Seven albums down the line and the mystery of Low** remains unsolved, a band often described as the musical equivalent of the American Gothic painting; their music appears innocent enough at first, but beneath the down-home façade lies something much more disturbing. Their first release for Sub Pop is a typically rich affair with jaunty and upbeat offerings sitting alongside darker musings that crackle with spite and anger. Songs creep along softly before bursting into flames without notice, burning brightly until the embers eventually die. Other tunes are lighter front-porch numbers reminiscent of Harvest era Neil Young, but awash with whammy bars and feedback. The high standards set by the group’s previous albums ensured many critics were quick to predict that Low’s laidback sound was becoming a cliché (just like the ‘slow-core’ tag those same critics gleefully labelled the band). However, The Great Destroyer is simply another shimmering LP from a truly original band.
Dave Fridmann (Flaming Lips, Mercury Rev) takes care of production duties alongside the band themselves, and it’s clear from the opening pair of songs that his involvement has helped tighten Low’s occasionally wayward sound. The driving opener Monkey is a menacing affair, unsettling yet undeniably hypnotic, with **Mimi Parker’s drumming and Zak Sally’s bass reminiscent of the sound of an Amazonian tribe from a cheap King Kong movie. After such a strong start, it would be easy to expect Low sit back and ride the Duluth steamer to the album’s end, but then comes California, Low’s most straight-forward ‘single’ so far. Documenting the struggles of an American farmer forced to retreat to warmer climes, it’s a track that melts the hardest heart from the very first listen, and may just provide the band the commercial fillip they deserve. On a similar note, the mellow Just Stand Back sees vocalist Alan Sparhawk cast as a smiling assassin, his lyrical threats almost comical against the swaggering melody. ‘You’d better just stand back, I could turn on you so fast’. What are you going to do Alan, whack me with your Fender Telecaster?

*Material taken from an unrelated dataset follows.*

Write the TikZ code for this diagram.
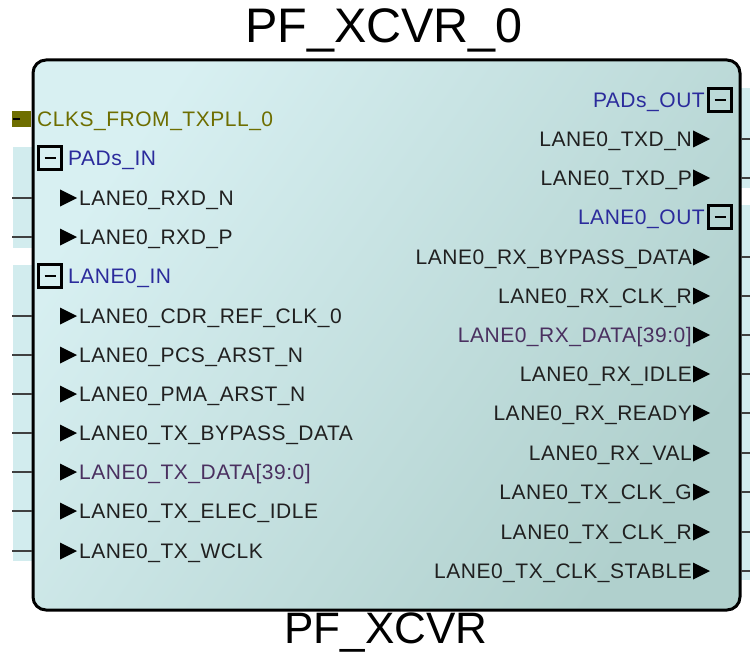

On the Edge Of and When I Go Deaf are classic Low tracks, delivered in their trademark bittersweet fashion; Sparhawk and Parker’s yearning harmonies resting uneasily upon a bed of Crazy Horse-inspired electricity. Everybody’s Song is a jagged affair based upon tensions which lead Sally to take a sabbatical from the band in 2003, and the sense of anger and bitterness prevalent throughout proves that sometimes the best art is born from the ugliest moments. Then there’s Pissing, a dark piece reminiscent of the score of a 70s slasher movie (Low obviously enjoy the occasional drive-in flick), where lovers sleep alone, alone’. It’s not what you’d expect from a band containing a pair of married Mormon parents.
Death of a Salesman, which continues the ‘life of a musician’ theme touched upon in When I Go Deaf, shows Sparhawk in an unfamiliar solo acoustic setting, a party piece that maintains a wry charm from beginning to end. The epic Broadway (So Many People) , another high point, is the kind of track Simon and Garfunkel would have made in 2005 if they were walking the New York streets with Blondie’s Heart of Glass set to repeat on their I-Pod’s. When the ‘Wall of Sound’ inspired Walk Into the Sea brings the album to a swaggering climax, the first reaction is to immediately press play again after first donning a pair of cans for the true Fridmann experience.
Like other artists who’ve made to jump to Sub Pop, it seems Low’s sound hasn’t been distilled in order to ease consumption by a larger listener base. Instead, The Great Destroyer ranks alongside Trust as the band’s best work. The core elements of Low’s six previous albums, countless EP’s, and B-sides are all present here, but a riskier move to incorporate heavier sounds on tracks such as Monkey and Everybody’s Song provides yet another avenue for the band to explore a great length. For a humble trio who paint with such a small sonic palette, Low continue to intrigue and inspire in equal amounts. It’s only January, but it seems the benchmark for 2005’s finest album has just been set.